### Exercise task:
Identify each line holding the string "React" and copy it.
___ Data for the task ___
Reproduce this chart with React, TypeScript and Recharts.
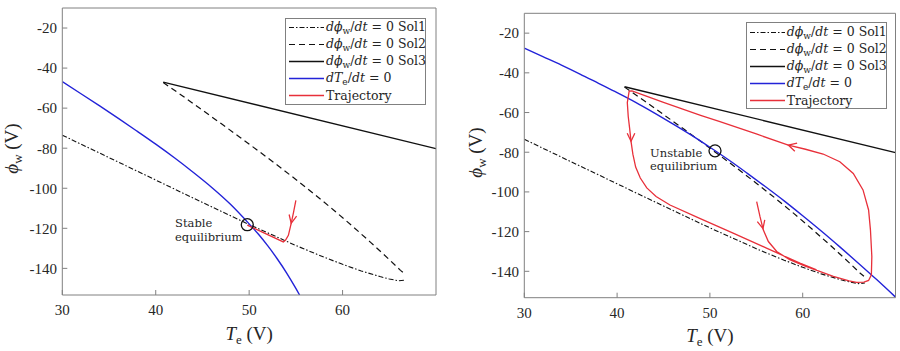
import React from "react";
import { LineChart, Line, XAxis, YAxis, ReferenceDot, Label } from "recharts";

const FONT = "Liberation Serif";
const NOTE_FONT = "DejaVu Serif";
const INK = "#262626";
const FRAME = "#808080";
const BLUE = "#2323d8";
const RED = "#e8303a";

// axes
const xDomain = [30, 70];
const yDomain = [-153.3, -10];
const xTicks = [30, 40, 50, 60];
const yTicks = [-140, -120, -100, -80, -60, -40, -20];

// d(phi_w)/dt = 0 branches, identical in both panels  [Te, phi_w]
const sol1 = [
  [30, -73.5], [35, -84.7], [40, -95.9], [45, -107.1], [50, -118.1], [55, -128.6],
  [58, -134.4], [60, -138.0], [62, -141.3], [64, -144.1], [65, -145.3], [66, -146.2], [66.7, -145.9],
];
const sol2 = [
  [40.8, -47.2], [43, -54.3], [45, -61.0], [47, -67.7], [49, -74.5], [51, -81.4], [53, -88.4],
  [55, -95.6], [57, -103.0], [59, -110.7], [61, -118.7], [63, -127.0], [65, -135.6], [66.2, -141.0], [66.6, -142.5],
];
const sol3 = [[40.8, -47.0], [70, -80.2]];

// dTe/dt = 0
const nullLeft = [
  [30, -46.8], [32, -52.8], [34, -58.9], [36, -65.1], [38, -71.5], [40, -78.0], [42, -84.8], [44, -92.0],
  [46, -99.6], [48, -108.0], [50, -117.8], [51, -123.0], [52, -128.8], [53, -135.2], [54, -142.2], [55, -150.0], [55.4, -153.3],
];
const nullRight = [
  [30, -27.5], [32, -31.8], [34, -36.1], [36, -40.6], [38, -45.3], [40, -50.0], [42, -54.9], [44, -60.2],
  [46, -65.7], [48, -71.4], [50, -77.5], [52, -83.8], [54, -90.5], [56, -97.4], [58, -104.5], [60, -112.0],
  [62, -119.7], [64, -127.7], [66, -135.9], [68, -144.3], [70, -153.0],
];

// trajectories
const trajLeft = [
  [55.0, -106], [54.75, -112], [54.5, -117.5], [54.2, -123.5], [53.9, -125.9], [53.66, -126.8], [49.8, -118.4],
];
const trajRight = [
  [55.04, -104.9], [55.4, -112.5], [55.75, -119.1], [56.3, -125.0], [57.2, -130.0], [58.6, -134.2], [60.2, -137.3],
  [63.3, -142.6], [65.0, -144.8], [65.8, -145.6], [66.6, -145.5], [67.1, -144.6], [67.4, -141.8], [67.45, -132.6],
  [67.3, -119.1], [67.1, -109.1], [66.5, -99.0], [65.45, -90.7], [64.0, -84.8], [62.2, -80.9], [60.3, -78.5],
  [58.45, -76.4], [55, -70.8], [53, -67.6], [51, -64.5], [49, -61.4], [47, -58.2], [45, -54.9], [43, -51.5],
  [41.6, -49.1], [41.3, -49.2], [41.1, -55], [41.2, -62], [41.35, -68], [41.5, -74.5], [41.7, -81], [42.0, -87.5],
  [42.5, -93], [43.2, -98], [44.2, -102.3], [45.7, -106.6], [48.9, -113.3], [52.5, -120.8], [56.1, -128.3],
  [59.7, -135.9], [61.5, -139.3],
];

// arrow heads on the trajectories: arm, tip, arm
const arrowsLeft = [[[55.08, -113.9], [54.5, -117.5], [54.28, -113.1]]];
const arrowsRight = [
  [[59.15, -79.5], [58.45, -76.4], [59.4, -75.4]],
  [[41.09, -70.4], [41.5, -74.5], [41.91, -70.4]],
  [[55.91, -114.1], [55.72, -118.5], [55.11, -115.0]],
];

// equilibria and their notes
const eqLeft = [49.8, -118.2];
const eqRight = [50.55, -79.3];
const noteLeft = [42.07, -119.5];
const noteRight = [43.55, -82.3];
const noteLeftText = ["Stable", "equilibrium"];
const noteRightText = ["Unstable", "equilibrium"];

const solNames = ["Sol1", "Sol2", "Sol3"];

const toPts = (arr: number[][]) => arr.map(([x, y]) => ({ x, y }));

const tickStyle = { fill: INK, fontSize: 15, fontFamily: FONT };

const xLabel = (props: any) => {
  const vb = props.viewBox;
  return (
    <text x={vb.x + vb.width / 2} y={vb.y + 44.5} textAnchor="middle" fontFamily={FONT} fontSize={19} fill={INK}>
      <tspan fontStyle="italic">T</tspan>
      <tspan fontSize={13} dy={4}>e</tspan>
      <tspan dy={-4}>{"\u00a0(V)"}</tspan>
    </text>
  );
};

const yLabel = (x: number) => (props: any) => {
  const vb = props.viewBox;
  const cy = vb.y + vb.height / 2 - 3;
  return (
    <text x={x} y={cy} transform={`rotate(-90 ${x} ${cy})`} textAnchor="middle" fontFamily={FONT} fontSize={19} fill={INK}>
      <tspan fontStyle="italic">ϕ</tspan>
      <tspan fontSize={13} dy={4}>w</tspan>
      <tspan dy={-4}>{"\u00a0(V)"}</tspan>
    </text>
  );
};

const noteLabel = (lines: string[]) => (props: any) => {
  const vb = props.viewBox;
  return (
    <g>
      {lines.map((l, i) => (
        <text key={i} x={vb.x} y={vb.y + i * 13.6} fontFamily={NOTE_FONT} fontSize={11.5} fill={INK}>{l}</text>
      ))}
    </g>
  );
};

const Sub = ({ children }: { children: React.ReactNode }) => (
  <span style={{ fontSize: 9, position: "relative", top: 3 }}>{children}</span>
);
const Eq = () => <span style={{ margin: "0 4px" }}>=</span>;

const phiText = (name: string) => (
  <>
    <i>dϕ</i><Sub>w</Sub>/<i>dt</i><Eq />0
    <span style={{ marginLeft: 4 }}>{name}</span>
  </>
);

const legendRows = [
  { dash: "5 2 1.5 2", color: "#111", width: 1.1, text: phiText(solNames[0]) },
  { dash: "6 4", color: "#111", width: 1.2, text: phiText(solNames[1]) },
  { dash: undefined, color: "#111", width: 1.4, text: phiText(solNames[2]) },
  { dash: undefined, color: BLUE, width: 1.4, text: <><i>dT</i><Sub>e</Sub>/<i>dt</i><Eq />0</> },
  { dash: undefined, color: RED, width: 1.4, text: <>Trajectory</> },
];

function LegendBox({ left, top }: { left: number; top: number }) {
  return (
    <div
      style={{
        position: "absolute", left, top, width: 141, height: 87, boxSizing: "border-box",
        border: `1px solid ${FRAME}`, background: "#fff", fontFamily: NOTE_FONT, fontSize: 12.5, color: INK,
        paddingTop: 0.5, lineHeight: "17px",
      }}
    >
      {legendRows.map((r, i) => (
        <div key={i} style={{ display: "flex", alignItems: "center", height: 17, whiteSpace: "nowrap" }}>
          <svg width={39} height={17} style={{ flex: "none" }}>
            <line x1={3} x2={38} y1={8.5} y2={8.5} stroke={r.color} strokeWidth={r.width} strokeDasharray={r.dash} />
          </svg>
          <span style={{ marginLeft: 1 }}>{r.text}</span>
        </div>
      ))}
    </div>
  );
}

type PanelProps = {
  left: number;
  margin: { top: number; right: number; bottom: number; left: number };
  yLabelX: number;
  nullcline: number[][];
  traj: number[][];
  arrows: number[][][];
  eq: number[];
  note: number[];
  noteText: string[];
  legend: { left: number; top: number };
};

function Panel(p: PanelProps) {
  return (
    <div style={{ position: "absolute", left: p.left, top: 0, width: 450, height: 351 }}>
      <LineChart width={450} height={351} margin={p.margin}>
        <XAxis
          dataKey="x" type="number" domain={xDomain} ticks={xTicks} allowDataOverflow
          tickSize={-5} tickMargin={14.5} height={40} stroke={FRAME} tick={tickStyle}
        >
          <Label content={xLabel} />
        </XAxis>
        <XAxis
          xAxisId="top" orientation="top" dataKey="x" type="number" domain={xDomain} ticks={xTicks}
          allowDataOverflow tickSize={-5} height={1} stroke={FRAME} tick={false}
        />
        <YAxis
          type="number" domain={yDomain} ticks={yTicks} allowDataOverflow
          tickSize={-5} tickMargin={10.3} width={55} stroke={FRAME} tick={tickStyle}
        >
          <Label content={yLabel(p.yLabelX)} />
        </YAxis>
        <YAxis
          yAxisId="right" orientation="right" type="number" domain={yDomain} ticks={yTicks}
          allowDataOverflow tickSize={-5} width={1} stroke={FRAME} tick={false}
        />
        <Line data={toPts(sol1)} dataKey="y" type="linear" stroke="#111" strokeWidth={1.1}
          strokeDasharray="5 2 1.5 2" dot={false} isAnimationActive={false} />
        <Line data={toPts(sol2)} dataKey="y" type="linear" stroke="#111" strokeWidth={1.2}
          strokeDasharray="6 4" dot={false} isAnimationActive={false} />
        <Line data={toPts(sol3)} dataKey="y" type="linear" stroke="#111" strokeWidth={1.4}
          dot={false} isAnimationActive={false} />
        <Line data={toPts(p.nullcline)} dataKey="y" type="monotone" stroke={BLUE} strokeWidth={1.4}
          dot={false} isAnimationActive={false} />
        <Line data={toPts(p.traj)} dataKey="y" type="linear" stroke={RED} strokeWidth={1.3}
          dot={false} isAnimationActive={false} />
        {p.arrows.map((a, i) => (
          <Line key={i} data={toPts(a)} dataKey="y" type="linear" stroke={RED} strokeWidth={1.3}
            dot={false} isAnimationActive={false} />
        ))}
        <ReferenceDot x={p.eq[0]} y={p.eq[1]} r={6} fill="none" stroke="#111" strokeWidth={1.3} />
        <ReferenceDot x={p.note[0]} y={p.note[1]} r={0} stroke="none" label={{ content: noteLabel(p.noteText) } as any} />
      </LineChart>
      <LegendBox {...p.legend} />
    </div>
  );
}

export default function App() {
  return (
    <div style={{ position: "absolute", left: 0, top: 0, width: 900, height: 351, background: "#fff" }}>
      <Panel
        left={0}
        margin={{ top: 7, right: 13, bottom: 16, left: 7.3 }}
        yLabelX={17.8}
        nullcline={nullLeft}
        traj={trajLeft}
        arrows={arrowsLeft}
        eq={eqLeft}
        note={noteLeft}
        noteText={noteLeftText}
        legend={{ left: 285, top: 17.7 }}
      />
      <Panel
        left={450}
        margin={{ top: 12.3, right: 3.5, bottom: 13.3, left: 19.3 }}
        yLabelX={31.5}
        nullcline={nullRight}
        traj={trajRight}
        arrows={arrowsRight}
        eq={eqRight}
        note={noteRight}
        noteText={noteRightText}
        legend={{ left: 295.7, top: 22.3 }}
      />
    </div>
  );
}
___
___ Data for the task ___
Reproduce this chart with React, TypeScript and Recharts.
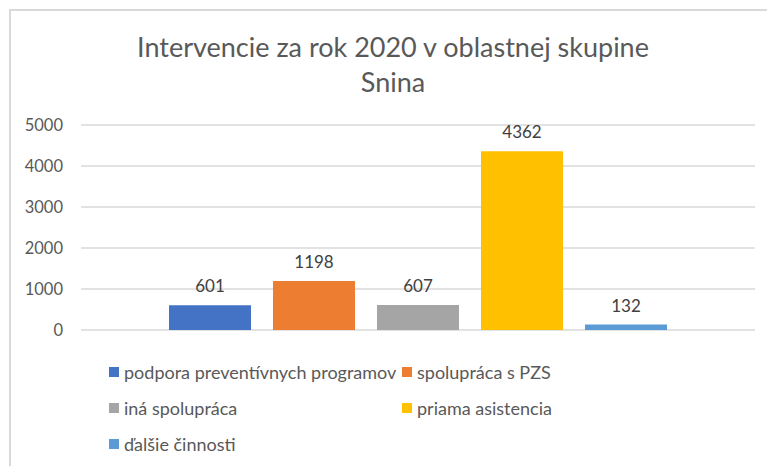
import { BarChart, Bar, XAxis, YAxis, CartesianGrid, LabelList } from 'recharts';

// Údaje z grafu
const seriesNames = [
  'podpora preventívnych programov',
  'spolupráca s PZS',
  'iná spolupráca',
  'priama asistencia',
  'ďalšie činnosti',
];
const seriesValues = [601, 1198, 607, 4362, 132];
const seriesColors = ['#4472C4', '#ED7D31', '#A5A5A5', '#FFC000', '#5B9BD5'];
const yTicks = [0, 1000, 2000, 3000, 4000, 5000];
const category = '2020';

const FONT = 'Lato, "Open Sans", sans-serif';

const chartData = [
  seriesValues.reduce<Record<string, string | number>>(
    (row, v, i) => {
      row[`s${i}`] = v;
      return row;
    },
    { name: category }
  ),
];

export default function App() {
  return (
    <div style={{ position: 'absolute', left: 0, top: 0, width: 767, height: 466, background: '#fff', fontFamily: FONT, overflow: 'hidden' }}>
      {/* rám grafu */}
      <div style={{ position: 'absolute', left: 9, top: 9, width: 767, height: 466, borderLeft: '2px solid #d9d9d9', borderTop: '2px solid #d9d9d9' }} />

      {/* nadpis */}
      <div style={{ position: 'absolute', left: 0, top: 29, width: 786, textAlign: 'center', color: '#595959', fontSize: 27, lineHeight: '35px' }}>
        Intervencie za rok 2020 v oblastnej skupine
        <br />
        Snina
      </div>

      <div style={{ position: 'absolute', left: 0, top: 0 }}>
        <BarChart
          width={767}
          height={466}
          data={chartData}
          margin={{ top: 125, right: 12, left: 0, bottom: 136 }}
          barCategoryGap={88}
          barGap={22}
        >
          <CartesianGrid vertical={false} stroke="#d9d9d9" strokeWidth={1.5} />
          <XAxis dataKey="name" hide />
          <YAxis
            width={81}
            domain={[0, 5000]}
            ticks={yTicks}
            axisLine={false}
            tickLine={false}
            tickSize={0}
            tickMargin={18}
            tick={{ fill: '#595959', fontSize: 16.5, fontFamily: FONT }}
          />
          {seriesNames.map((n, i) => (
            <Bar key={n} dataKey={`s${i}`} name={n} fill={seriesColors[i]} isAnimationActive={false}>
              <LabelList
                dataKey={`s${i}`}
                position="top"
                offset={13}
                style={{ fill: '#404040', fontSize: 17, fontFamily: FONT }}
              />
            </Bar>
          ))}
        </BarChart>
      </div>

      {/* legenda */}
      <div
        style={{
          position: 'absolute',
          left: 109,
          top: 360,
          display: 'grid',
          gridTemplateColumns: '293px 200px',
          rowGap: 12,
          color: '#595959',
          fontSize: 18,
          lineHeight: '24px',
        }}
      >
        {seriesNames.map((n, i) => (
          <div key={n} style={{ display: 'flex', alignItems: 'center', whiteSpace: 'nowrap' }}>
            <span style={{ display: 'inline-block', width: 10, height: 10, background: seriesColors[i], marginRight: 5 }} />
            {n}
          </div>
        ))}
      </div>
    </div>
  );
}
___
### Full answer:
Reproduce this chart with React, TypeScript and Recharts.
import React from "react";
const Sub = ({ children }: { children: React.ReactNode }) => (
Reproduce this chart with React, TypeScript and Recharts.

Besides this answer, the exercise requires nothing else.